Omit all images, then return the remaining material exactly as it stands.

══ SOURCE MATERIAL ══

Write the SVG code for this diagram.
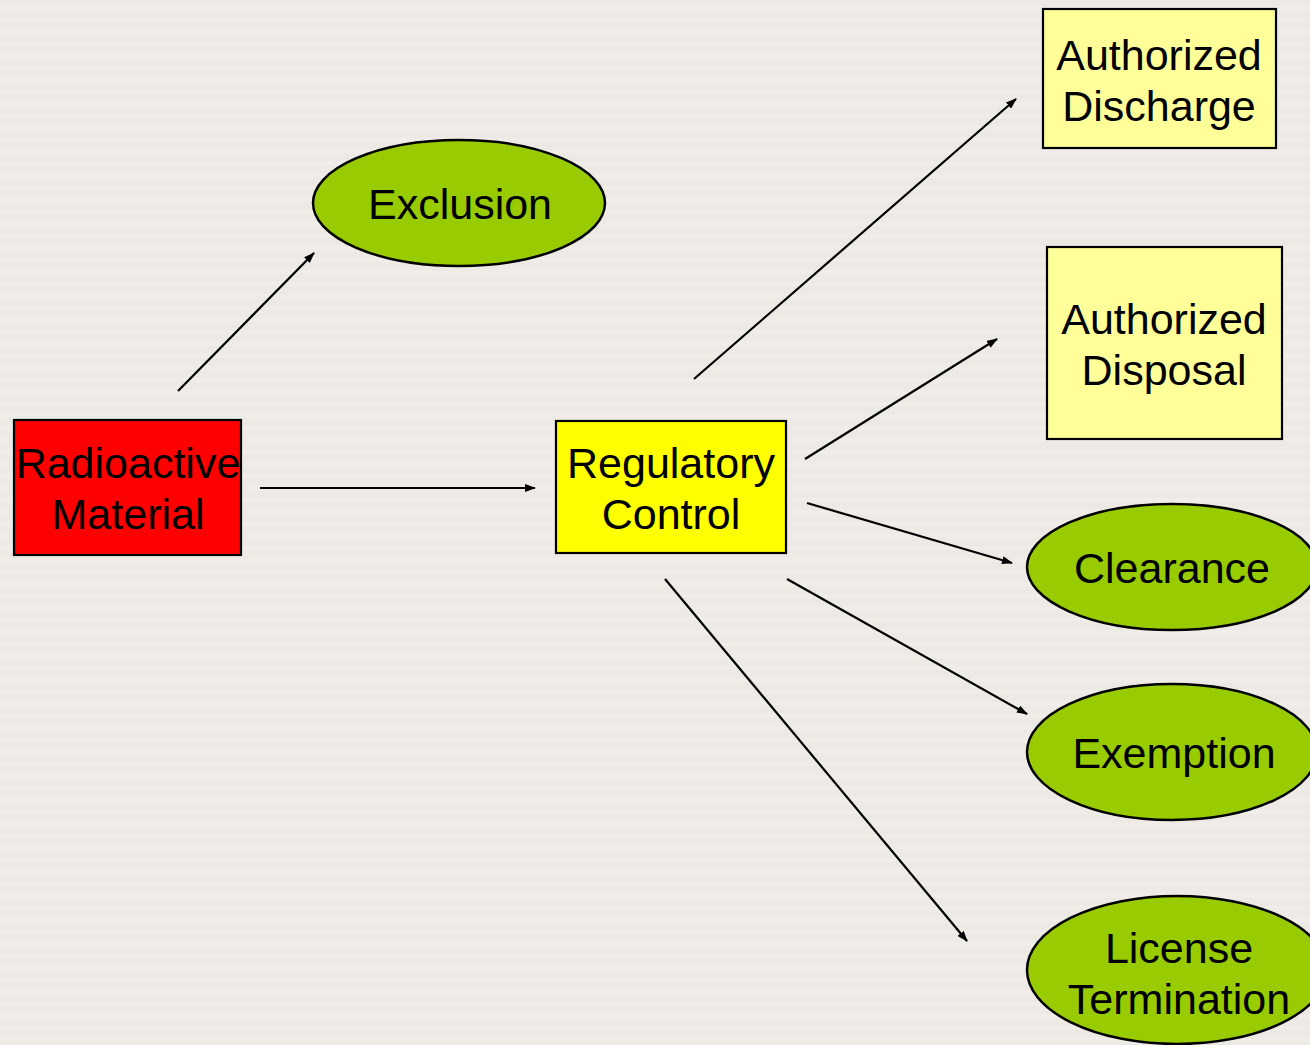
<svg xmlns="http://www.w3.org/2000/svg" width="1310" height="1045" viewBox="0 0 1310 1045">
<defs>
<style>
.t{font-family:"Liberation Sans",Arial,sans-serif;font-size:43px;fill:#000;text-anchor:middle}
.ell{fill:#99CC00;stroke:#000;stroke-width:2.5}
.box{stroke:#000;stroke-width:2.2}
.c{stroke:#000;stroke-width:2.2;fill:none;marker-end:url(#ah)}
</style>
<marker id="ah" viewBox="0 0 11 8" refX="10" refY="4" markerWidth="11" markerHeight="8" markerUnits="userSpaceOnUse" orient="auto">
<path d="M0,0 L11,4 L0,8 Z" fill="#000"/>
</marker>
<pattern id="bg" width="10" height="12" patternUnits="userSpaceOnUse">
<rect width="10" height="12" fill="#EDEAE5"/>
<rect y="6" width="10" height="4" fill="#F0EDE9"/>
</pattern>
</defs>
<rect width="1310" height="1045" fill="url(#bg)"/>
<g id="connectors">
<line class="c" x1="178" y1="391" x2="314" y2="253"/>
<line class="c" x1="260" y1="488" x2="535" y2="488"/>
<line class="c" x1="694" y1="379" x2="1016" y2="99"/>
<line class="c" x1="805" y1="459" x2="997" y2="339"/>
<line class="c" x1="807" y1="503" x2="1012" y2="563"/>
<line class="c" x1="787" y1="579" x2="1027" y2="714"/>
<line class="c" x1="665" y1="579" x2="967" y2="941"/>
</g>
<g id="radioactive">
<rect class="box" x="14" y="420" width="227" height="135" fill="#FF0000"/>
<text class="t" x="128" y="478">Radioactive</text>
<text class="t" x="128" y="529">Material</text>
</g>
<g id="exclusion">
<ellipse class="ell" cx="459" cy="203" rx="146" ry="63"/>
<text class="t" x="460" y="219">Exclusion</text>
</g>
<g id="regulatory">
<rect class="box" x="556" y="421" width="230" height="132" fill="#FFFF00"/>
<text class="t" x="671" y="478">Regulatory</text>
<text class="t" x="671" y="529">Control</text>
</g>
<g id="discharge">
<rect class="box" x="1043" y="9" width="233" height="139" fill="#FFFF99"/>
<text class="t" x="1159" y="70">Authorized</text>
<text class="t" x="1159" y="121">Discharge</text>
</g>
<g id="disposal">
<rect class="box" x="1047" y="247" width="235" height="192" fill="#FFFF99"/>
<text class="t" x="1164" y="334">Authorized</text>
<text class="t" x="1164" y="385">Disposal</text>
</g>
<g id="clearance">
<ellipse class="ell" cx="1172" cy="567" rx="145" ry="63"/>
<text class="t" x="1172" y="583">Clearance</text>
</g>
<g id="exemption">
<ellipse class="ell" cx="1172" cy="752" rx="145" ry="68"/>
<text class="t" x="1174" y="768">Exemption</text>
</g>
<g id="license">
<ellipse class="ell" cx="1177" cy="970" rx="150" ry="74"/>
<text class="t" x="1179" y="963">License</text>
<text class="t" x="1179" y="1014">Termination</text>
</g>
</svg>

═══

◆ **RESPONSE**:
Write the SVG code for this diagram.
<svg xmlns="http://www.w3.org/2000/svg" width="1310" height="1045" viewBox="0 0 1310 1045">
<defs>
<style>
.t{font-family:"Liberation Sans",Arial,sans-serif;font-size:43px;fill:#000;text-anchor:middle}
.ell{fill:#99CC00;stroke:#000;stroke-width:2.5}
.box{stroke:#000;stroke-width:2.2}
.c{stroke:#000;stroke-width:2.2;fill:none;marker-end:url(#ah)}
</style>
<marker id="ah" viewBox="0 0 11 8" refX="10" refY="4" markerWidth="11" markerHeight="8" markerUnits="userSpaceOnUse" orient="auto">
<path d="M0,0 L11,4 L0,8 Z" fill="#000"/>
</marker>
<pattern id="bg" width="10" height="12" patternUnits="userSpaceOnUse">
<rect width="10" height="12" fill="#EDEAE5"/>
<rect y="6" width="10" height="4" fill="#F0EDE9"/>
</pattern>
</defs>
<rect width="1310" height="1045" fill="url(#bg)"/>
<g id="connectors">
<line class="c" x1="178" y1="391" x2="314" y2="253"/>
<line class="c" x1="260" y1="488" x2="535" y2="488"/>
<line class="c" x1="694" y1="379" x2="1016" y2="99"/>
<line class="c" x1="805" y1="459" x2="997" y2="339"/>
<line class="c" x1="807" y1="503" x2="1012" y2="563"/>
<line class="c" x1="787" y1="579" x2="1027" y2="714"/>
<line class="c" x1="665" y1="579" x2="967" y2="941"/>
</g>
<g id="radioactive">
<rect class="box" x="14" y="420" width="227" height="135" fill="#FF0000"/>
<text class="t" x="128" y="478">Radioactive</text>
<text class="t" x="128" y="529">Material</text>
</g>
<g id="exclusion">
<ellipse class="ell" cx="459" cy="203" rx="146" ry="63"/>
<text class="t" x="460" y="219">Exclusion</text>
</g>
<g id="regulatory">
<rect class="box" x="556" y="421" width="230" height="132" fill="#FFFF00"/>
<text class="t" x="671" y="478">Regulatory</text>
<text class="t" x="671" y="529">Control</text>
</g>
<g id="discharge">
<rect class="box" x="1043" y="9" width="233" height="139" fill="#FFFF99"/>
<text class="t" x="1159" y="70">Authorized</text>
<text class="t" x="1159" y="121">Discharge</text>
</g>
<g id="disposal">
<rect class="box" x="1047" y="247" width="235" height="192" fill="#FFFF99"/>
<text class="t" x="1164" y="334">Authorized</text>
<text class="t" x="1164" y="385">Disposal</text>
</g>
<g id="clearance">
<ellipse class="ell" cx="1172" cy="567" rx="145" ry="63"/>
<text class="t" x="1172" y="583">Clearance</text>
</g>
<g id="exemption">
<ellipse class="ell" cx="1172" cy="752" rx="145" ry="68"/>
<text class="t" x="1174" y="768">Exemption</text>
</g>
<g id="license">
<ellipse class="ell" cx="1177" cy="970" rx="150" ry="74"/>
<text class="t" x="1179" y="963">License</text>
<text class="t" x="1179" y="1014">Termination</text>
</g>
</svg>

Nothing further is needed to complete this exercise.